Disappointments and setbacks are one thing, but what happens when you get turned down flat for a job you thought sure you’d get? Sales folks get “no’s” all the time. They even get phones slammed in their ears. Job applicants face “no’s” at times. If you’ve ever submitted a manuscript or an article, you may get a rejection letter. I know of at least one huge movie success that was turned down by one studio, but was later accepted by another. (I would have hated to be the person that sent that rejection letter, but I digress.) “No’s” are a part of life. If you take them personally, you’ll waste time and energy.
I don’t want to sound flippant, but learn to pick yourself up, dust yourself off, and move on.
It’s not the end of the world, and it’s probably not the last time you will face rejection.
You aren’t expected to not be disappointed when you get a “no” to something that you were really hoping would work out. That wouldn’t be honest. However, being able to move on with your self-esteem intact is important.
You’ll move on faster when faced with rejection if you consider 3 things. Was it good? Is there room for improvement? And, God is sovereign. May His will be done.
Was It Good? –
I remember a time in my life when I wasn’t able to look honestly at myself. I cried for 3 days when I was requested to self-evaluate my job performance. On a scale of one to five, no number seemed right.
I could not give myself high marks because I wasn’t perfect enough. I couldn’t give myself low marks because that was not fair to me. I knew that wasn’t true. Although I was really hard on myself, if you went strictly by the sales numbers, I was stellar.
If you give something your best shot – not necessarily the best in the world, but your best, then give yourself some credit here. If you made a good proposal, if you submitted a good manuscript, if you quoted a fair price, or if you submitted a good and honest application, you did your part. Your best is all that you could have done.
You cannot always see or know what you were up against. No matter what you were trying to get, do, or win, there may be other factors at work. A potential client once told me that he was going to use another company after I had put significant time into preparing for his project. In the end, I could not ever determine that he used the other company. I came to suspect that he did not want to purchase anything, and it was less embarrassing for him to say what he did than to be honest. On another occasion, I remember applying for a job selling automobiles. The interview lasted a total of about one question. It was something like, “If you had three wishes, what would they be?” My answers were things like world peace, health, and success. Whatever it was that I said, money was not one of my answers. The interview ended abruptly. I obviously wasn’t the greedy person that they were looking to hire. Again, you cannot see all the things that are at work.
If his offering be a burnt sacrifice of the herd, let him offer a male without blemish: he shall offer it of his own voluntary will at the door of the tabernacle of the congregation before the LORD.
Remember, the question is, “Was it good?” Was what you submitted – application, answer, performance, manuscript, quote, etc. – good?

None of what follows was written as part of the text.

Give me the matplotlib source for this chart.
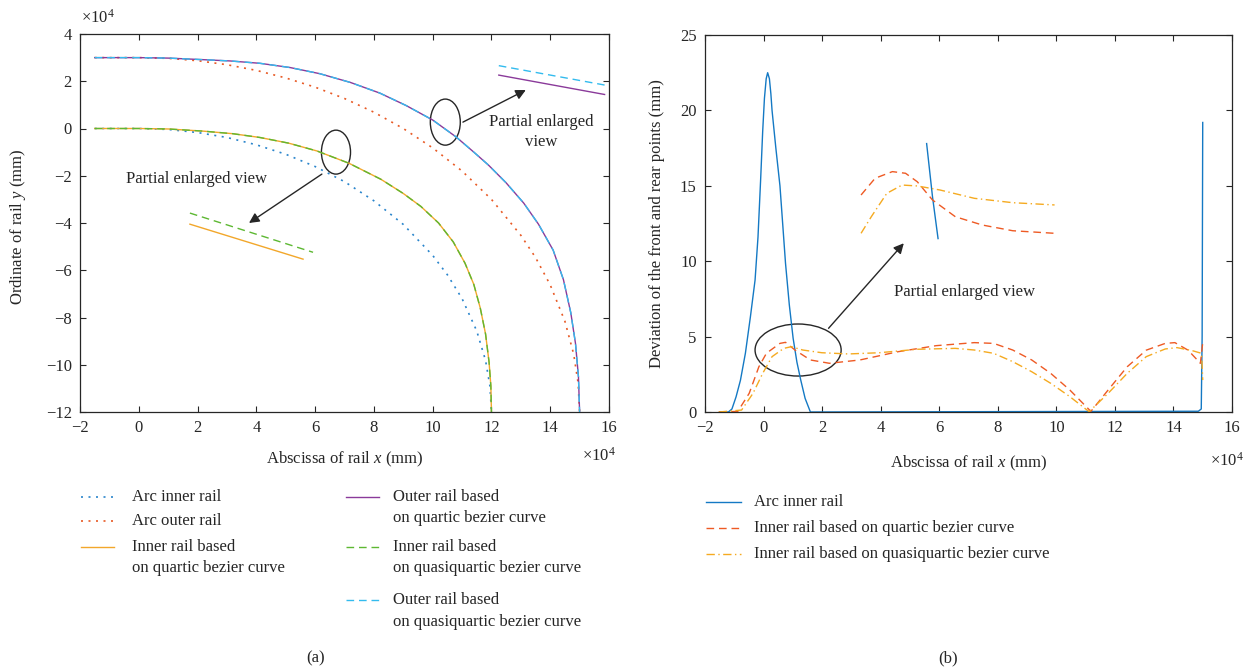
import matplotlib
matplotlib.use("Agg")
import matplotlib.pyplot as plt
from matplotlib.patches import Ellipse
from matplotlib.lines import Line2D

plt.rcParams['font.family'] = ['Liberation Serif', 'DejaVu Serif']
plt.rcParams['mathtext.fontset'] = 'custom'
plt.rcParams['mathtext.rm'] = 'Liberation Serif'
plt.rcParams['mathtext.it'] = 'Liberation Serif:italic'
plt.rcParams['font.size'] = 12

INK = '#262626'

## data (x and y in units of 1e4 mm for panel a, x in 1e4 mm for panel b)

# (a) rail lines
arc_in_x = [-1.5, 0, 1, 2, 3, 4, 5, 6, 7, 8, 9, 10, 10.5, 11, 11.5, 11.8, 11.95, 12]
arc_in_y = [0, 0, -0.04, -0.17, -0.38, -0.69, -1.09, -1.61, -2.25, -3.06, -4.06, -5.37,
            -6.19, -7.20, -8.57, -9.82, -10.91, -12]
arc_out_x = [-1.5, 0, 1, 2, 3, 4, 5, 6, 7, 8, 9, 10, 11, 12, 13, 13.5, 14, 14.5, 14.8, 14.95, 15]
arc_out_y = [3, 3, 2.97, 2.87, 2.70, 2.46, 2.14, 1.75, 1.27, 0.69, 0, -0.82, -1.80, -3.0,
             -4.52, -5.46, -6.62, -8.16, -9.56, -10.78, -12]
bez_in_x = [-1.5, 0, 1.0, 2.18, 3.2, 4.12, 5.1, 6.06, 7.15, 8.24, 9.0, 9.6, 10.2, 10.7,
            11.1, 11.4, 11.62, 11.8, 11.92, 11.98, 12.0]
bez_in_y = [0, 0, -0.02, -0.11, -0.22, -0.38, -0.62, -0.95, -1.47, -2.15, -2.75, -3.3,
            -4.0, -4.8, -5.7, -6.6, -7.6, -8.7, -9.9, -10.9, -12]
bez_out_x = [-1.5, 0, 1.0, 2.08, 3.1, 4.12, 5.15, 6.16, 7.2, 8.2, 9.1, 10.0, 10.8, 11.4,
             11.9, 12.5, 13.1, 13.6, 14.1, 14.45, 14.7, 14.86, 14.96, 15.0]
bez_out_y = [3, 3, 2.98, 2.92, 2.86, 2.76, 2.58, 2.32, 1.95, 1.5, 0.97, 0.36, -0.36, -1.0,
             -1.55, -2.3, -3.16, -4.05, -5.15, -6.4, -7.8, -9.1, -10.5, -12]

# (a) partial enlarged views
zoom_in_x = [1.74, 5.59]
zoom_in_quartic_y = [-4.05, -5.53]
zoom_in_quasi_x = [1.74, 5.93]
zoom_in_quasi_y = [-3.58, -5.24]
zoom_out_x = [12.25, 15.85]
zoom_out_quartic_y = [2.26, 1.44]
zoom_out_quasi_y = [2.66, 1.84]

# (b) deviation of front and rear points
dev_arc_x = [-1.5, -1.2, -1.08, -0.94, -0.79, -0.62, -0.45, -0.29, -0.19, -0.1, -0.03, 0.03,
             0.09, 0.14, 0.2, 0.25, 0.29, 0.42, 0.56, 0.66, 0.75, 0.88, 1.01, 1.14, 1.27,
             1.42, 1.6, 14.85, 14.95, 14.98, 15.0]
dev_arc_y = [0, 0, 0.2, 1.0, 2.1, 3.9, 6.3, 8.75, 11.6, 15.4, 18.6, 20.8,
             22.1, 22.5, 22.1, 21.1, 20.0, 17.5, 15.0, 12.3, 9.86, 7.1, 4.89, 3.3, 2.12,
             0.9, 0, 0.05, 0.2, 5.0, 19.2]
dev_quartic_x = [-1.53, -0.88, -0.49, -0.16, 0.10, 0.56, 0.75, 1.08, 1.6, 2.25, 3.29, 4.6,
                 5.9, 7.2, 7.86, 8.51, 9.16, 9.81, 10.46, 11.18, 11.77, 12.42, 13.07,
                 13.72, 14.05, 14.5, 14.92, 15.0]
dev_quartic_y = [0, 0.04, 1.24, 3.0, 3.9, 4.55, 4.62, 4.1, 3.45, 3.23, 3.45, 4.0,
                 4.4, 4.6, 4.55, 4.11, 3.45, 2.56, 1.46, 0.04, 1.46, 3.0, 4.1,
                 4.55, 4.6, 4.1, 3.23, 4.6]
dev_quasi_x = [-1.53, -0.75, -0.36, -0.03, 0.29, 0.69, 0.95, 1.34, 1.99, 2.9, 3.95, 5.25,
               6.55, 7.2, 7.86, 8.51, 9.16, 9.81, 10.46, 11.12, 11.77, 12.42, 13.07,
               13.72, 14.12, 14.64, 14.96, 15.0]
dev_quasi_y = [0, 0.13, 1.24, 2.56, 3.67, 4.22, 4.33, 4.11, 3.93, 3.85, 3.93, 4.16,
               4.22, 4.11, 3.89, 3.34, 2.67, 1.9, 1.02, 0.02, 1.24, 2.56, 3.67,
               4.18, 4.27, 4.07, 3.89, 2.12]

# (b) partial enlarged view
zoom_arc_x = [5.57, 5.77, 5.96]
zoom_arc_y = [17.8, 14.28, 11.5]
zoom_quartic_x = [3.33, 3.81, 4.4, 4.85, 5.25, 5.77, 6.55, 7.47, 8.51, 9.94]
zoom_quartic_y = [14.39, 15.5, 15.94, 15.83, 15.27, 14.06, 12.95, 12.4, 12.02, 11.85]
zoom_quasi_x = [3.33, 3.68, 4.21, 4.73, 5.25, 6.03, 7.2, 8.51, 9.94]
zoom_quasi_y = [11.85, 12.95, 14.5, 15.05, 14.99, 14.72, 14.17, 13.88, 13.73]

labels_a = ['Arc inner rail', 'Arc outer rail', 'Inner rail based\non quartic bezier curve',
            'Outer rail based\non quartic bezier curve', 'Inner rail based\non quasiquartic bezier curve',
            'Outer rail based\non quasiquartic bezier curve']
labels_b = ['Arc inner rail', 'Inner rail based on quartic bezier curve',
            'Inner rail based on quasiquartic bezier curve']

xticks = [-2, 0, 2, 4, 6, 8, 10, 12, 14, 16]
yticks_a = [-12, -10, -8, -6, -4, -2, 0, 2, 4]
yticks_b = [0, 5, 10, 15, 20, 25]

## styles
DOT = (0, (1.2, 3.3))
DASH = (0, (5.5, 3.5))
DASHDOT = (0, (6, 2.5, 1, 2.5))
st_a = [dict(color='#2a85cc', ls=DOT), dict(color='#E85A25', ls=DOT),
        dict(color='#F2A72B', ls='-'), dict(color='#8a3a9a', ls='-'),
        dict(color='#5DB832', ls=DASH), dict(color='#33BBEE', ls=DASH)]
st_b = [dict(color='#1479C4', ls='-'), dict(color='#EE5A24', ls=DASH),
        dict(color='#F5AA20', ls=DASHDOT)]
LW = 1.0

W, H = 1255, 672
def fx(p):
    return p / W
def fy(p):
    return 1 - p / H

fig = plt.figure(figsize=(W / 100, H / 100), dpi=100)
axA = fig.add_axes([fx(80), fy(412), (609 - 80) / W, (412 - 34) / H])
axB = fig.add_axes([fx(705), fy(412), (1232 - 705) / W, (412 - 35) / H])

def style(ax):
    ax.tick_params(direction='in', top=True, right=True, length=4, width=0.8,
                   colors=INK, labelsize=12, pad=6)
    for s in ax.spines.values():
        s.set_color(INK)
        s.set_linewidth(0.9)

# ---- panel (a)
ax = axA
ax.plot(arc_in_x, arc_in_y, lw=1.2, **st_a[0])
ax.plot(arc_out_x, arc_out_y, lw=1.2, **st_a[1])
ax.plot(bez_in_x, bez_in_y, lw=LW, **st_a[2])
ax.plot(bez_out_x, bez_out_y, lw=LW, **st_a[3])
ax.plot(bez_in_x, bez_in_y, lw=LW, **st_a[4])
ax.plot(bez_out_x, bez_out_y, lw=LW, **st_a[5])
ax.plot(zoom_in_x, zoom_in_quartic_y, lw=LW, **st_a[2])
ax.plot(zoom_in_quasi_x, zoom_in_quasi_y, lw=LW, **st_a[4])
ax.plot(zoom_out_x, zoom_out_quartic_y, lw=LW, **st_a[3])
ax.plot(zoom_out_x, zoom_out_quasi_y, lw=LW, **st_a[5])
ax.add_patch(Ellipse((6.71, -1.0), 0.99, 1.86, fill=False, ec=INK, lw=1.0))
ax.add_patch(Ellipse((10.43, 0.27), 1.02, 1.95, fill=False, ec=INK, lw=1.0))
arr = dict(arrowstyle='-|>', color=INK, lw=1.0, mutation_scale=15, shrinkA=0, shrinkB=0)
ax.annotate('', xy=(3.75, -4.0), xytext=(6.23, -1.93), arrowprops=arr)
ax.annotate('', xy=(13.17, 1.63), xytext=(11.03, 0.27), arrowprops=arr)
ax.text(1.95, -2.14, 'Partial enlarged view', ha='center', va='center', color=INK)
ax.text(13.68, -0.15, 'Partial enlarged\nview', ha='center', va='center', color=INK,
        linespacing=1.3)
ax.set_xlim(-2, 16)
ax.set_ylim(-12, 4)
ax.set_xticks(xticks)
ax.set_yticks(yticks_a)
style(ax)
ax.set_xlabel(r'Abscissa of rail $x$ (mm)', color=INK)
ax.xaxis.set_label_coords(0.5, -0.10)
ax.set_ylabel(r'Ordinate of rail $y$ (mm)', color=INK)
ax.yaxis.set_label_coords(-0.098, 0.49)
fig.text(fx(81), fy(18), r'$\times10^{4}$', ha='left', va='center', color=INK)
fig.text(fx(616), fy(456), r'$\times10^{4}$', ha='right', va='center', color=INK)

# ---- panel (b)
ax = axB
ax.plot(dev_arc_x, dev_arc_y, lw=LW, **st_b[0])
ax.plot(dev_quartic_x, dev_quartic_y, lw=LW, **st_b[1])
ax.plot(dev_quasi_x, dev_quasi_y, lw=LW, **st_b[2])
ax.plot(zoom_arc_x, zoom_arc_y, lw=LW, **st_b[0])
ax.plot(zoom_quartic_x, zoom_quartic_y, lw=LW, **st_b[1])
ax.plot(zoom_quasi_x, zoom_quasi_y, lw=LW, **st_b[2])
ax.add_patch(Ellipse((1.18, 4.11), 2.94, 3.45, fill=False, ec=INK, lw=1.0))
ax.annotate('', xy=(4.79, 11.19), xytext=(2.22, 5.55), arrowprops=arr)
ax.text(6.86, 7.98, 'Partial enlarged view', ha='center', va='center', color=INK)
ax.set_xlim(-2, 16)
ax.set_ylim(0, 25)
ax.set_xticks(xticks)
ax.set_yticks(yticks_b)
style(ax)
ax.set_xlabel(r'Abscissa of rail $x$ (mm)', color=INK)
ax.xaxis.set_label_coords(0.5, -0.11)
ax.set_ylabel('Deviation of the front and rear points (mm)', color=INK)
ax.yaxis.set_label_coords(-0.075, 0.5)
fig.text(fx(1244), fy(461), r'$\times10^{4}$', ha='right', va='center', color=INK)

# ---- legends drawn by hand (handle sits on first text line)
def entry(x0, x1, tx, y, label, st, gap=21.5, lw=LW):
    fig.add_artist(Line2D([fx(x0), fx(x1)], [fy(y), fy(y)], transform=fig.transFigure,
                          lw=lw, **st))
    for i, line in enumerate(label.split('\n')):
        fig.text(fx(tx), fy(y + i * gap), line, ha='left', va='center', color=INK)

entry(81, 114, 132, 497, labels_a[0], st_a[0], lw=1.2)
entry(81, 114, 132, 521, labels_a[1], st_a[1], lw=1.2)
entry(81, 114, 132, 547, labels_a[2], st_a[2])
entry(346, 379, 393, 497, labels_a[3], st_a[3])
entry(346, 379, 393, 547, labels_a[4], st_a[4])
entry(346, 379, 393, 600, labels_a[5], st_a[5])

entry(706, 741, 754, 502, labels_b[0], st_b[0])
entry(706, 741, 754, 528, labels_b[1], st_b[1])
entry(706, 741, 754, 554, labels_b[2], st_b[2])

fig.text(fx(316), fy(658), '(a)', ha='center', va='center', color=INK)
fig.text(fx(948), fy(658), '(b)', ha='center', va='center', color=INK)

fig.savefig('out.png', dpi=100)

The question isn’t a personal question. It’s not, “Are you good?” Nor is it, “Do you have a perfect past?” Nor is it, “Are you worthy?”

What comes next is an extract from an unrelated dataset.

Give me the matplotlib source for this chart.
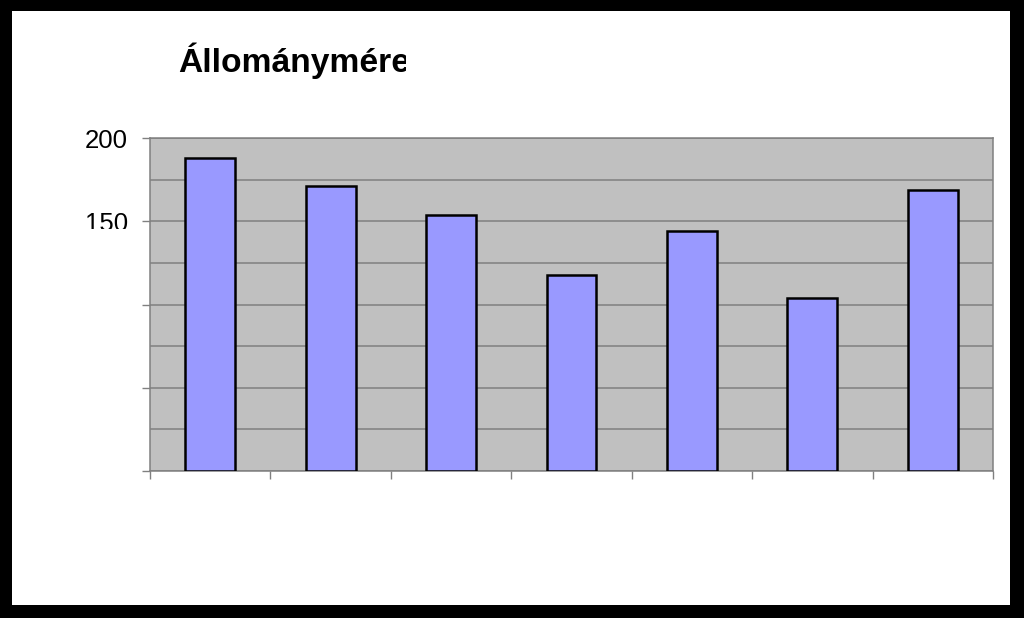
import numpy as np
import matplotlib
matplotlib.use("Agg")
import matplotlib.pyplot as plt
from matplotlib.patches import Rectangle
from matplotlib.transforms import Bbox, TransformedBbox
from matplotlib.ticker import MultipleLocator

# Data (category names are not visible in the reference)
categories = ["1", "2", "3", "4", "5", "6", "7"]
values = [188, 171, 154, 118, 144, 104, 169]
ytick_values = [0, 50, 100, 150, 200]
ytick_labels = ["", "", "", "150", "200"]
title = "Állományméret"

W, H = 1024, 618
plt.rcParams['font.family'] = ['Liberation Sans', 'DejaVu Sans']

fig = plt.figure(figsize=(W / 100, H / 100), dpi=100)
fig.patch.set_facecolor("black")

# white page inside the black frame
fig.add_artist(Rectangle((12 / W, 1 - 605 / H), (1010 - 12) / W, (605 - 11) / H,
                         transform=fig.transFigure, facecolor="white",
                         edgecolor="none", zorder=0))

ax = fig.add_axes([150 / W, 1 - 471 / H, (993 - 150) / W, (471 - 138) / H])
ax.set_facecolor("#C0C0C0")

x = np.arange(len(categories))
ax.bar(x, values, width=0.415, color="#9999FF", edgecolor="black",
       linewidth=1.8, zorder=3)

ax.set_xlim(-0.5, len(categories) - 0.5)
ax.set_ylim(0, 200)

# y axis: major ticks every 50, gridlines every 25
ax.set_yticks(ytick_values, ytick_labels)
ax.yaxis.set_minor_locator(MultipleLocator(25))
ax.grid(axis="y", which="both", color="#808080", linewidth=1.1, zorder=1)
ax.tick_params(axis="y", which="major", direction="out", length=6,
               width=1, color="#808080", pad=10, labelsize=18.5)
ax.tick_params(axis="y", which="minor", length=0)

# x axis: ticks on category boundaries, no labels
ax.set_xticks(np.arange(-0.5, len(categories)), [""] * (len(categories) + 1))
ax.tick_params(axis="x", direction="out", length=6, width=1, color="#808080")

for s in ax.spines.values():
    s.set_color("#808080")
    s.set_linewidth(1.1)

# the "150" label is cut off at the bottom in the original
clip_lab = TransformedBbox(Bbox.from_extents(0, 1 - 229 / H, 1, 1), fig.transFigure)
for lbl in ax.get_yticklabels():
    lbl.set_clip_on(True)
    lbl.set_clip_box(clip_lab)

# title, cut off on the right
t = fig.text(178 / W, 1 - 72 / H, title, fontsize=24.2, fontweight="bold",
             ha="left", va="baseline", color="black")
t.set_clip_on(True)
t.set_clip_box(TransformedBbox(Bbox.from_extents(0, 0, 406 / W, 1), fig.transFigure))

fig.savefig("out.png", dpi=100, facecolor=fig.get_facecolor())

The question is personal in this sense: “Was it your personal best for the Lord? Was it your offering without blemish?”
Now, answer it. Was it? If you had it to do over, would you – knowing what you knew then – do it the same way? If you can say, “Yes,” then you did your best. Even if you can’t, there is always tomorrow. We all have those times that we let ourselves down. We perhaps forgot that we need to do all things as unto the Lord. Learn that you don’t like it, and do differently next time. For now, get back up! Try again!
The challenge is to realize that ultimately the only person you are racing against in life is yourself. It’s a one-person race when it comes to succeeding. Either what you did was good, or it wasn’t. Either you did better this time than last, or you didn’t. Either you did it as God would have you to do it, or you didn’t. Ask God to show you the truth about you and this situation. Realize that you need to examine your own opinion about what you did separate from the opinion of others. It’s okay to disagree! It’s okay to feel that you did a good job. It’s even okay to think that you shouldn’t have failed – as long as you are honest with yourself.